A revised version of House Bill 281, which orders prison officials to turn over all records to medical examiners in the event of an inmate’s death, has passed the N.C. House unanimously. It will now head to the state Senate.

Read about it in the Indy here, near the bottom of the news roundup.

The legislation was co-sponsored by House Minority Leader Larry Hall, a Democrat from Durham, as well as two other Democrats and one Republican. It was written following the Indy’s report last year on the death of Michael Kerr, a Sampson County man with a mental illness who died during a prison transfer following a month-long stay in solitary confinement. A medical examiner later determined that Kerr died of dehydration, offering some confirmation of witnesses’ accounts that Kerr was left without eating or drinking in his isolated cell.

Hall’s office said the medical examiners performing an autopsy on Kerr were slowed by their difficulty in obtaining records from the state Division of Adult Correction. “Like any investigation, the first 24 hours are the most important,” Hall said.

The bill makes it mandatory that prison officials turn over “full and accurate” copies of all records, including those made after the inmate’s death, upon request from the Office of the Chief Medical Examiner.

However, a committee substitution that emerged from the House’s standing Health Committee includes a stipulation that normally confidential mental health and medical records would remain confidential, since medical examiner’s records are typically defined as public records.

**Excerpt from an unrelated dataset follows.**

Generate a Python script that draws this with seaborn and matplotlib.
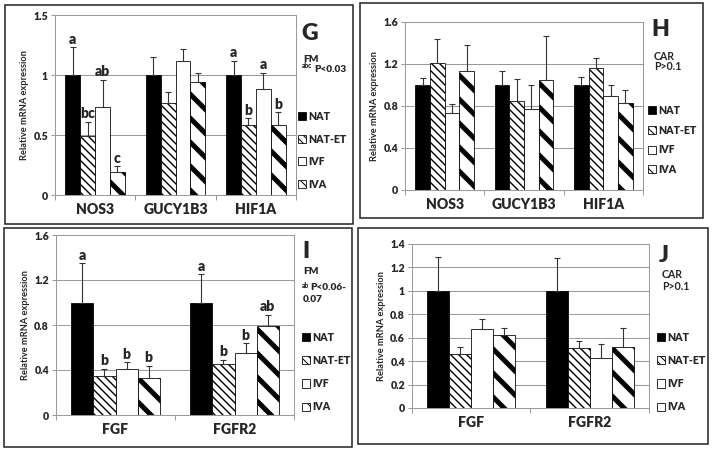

That version of the legislation is the one that passed the state House Thursday.

The public records concessions were likely made to appease state prison officials. N.C. Department of Public Safety spokeswoman Pam Walker indicated this week that the department would be talking to the bill’s authors about record confidentiality.

Hall’s office said the revised bill now has the support of the Department of Corrections, as well as the chief medical examiner’s office, the Department of Health and Human Services and the Department of Justice.

Kerr’s death spurred investigations by the State Bureau of Investigation, a federal grand jury and the nonprofit Disability Rights N.C., which concluded that state prisons suffered “severe deficiencies” in their care of the mentally ill.

Prison officials have announced numerous policy changes and terminations, while an ongoing task force is preparing recommendations on the controversial use of solitary confinement on prisoners with a mental illness.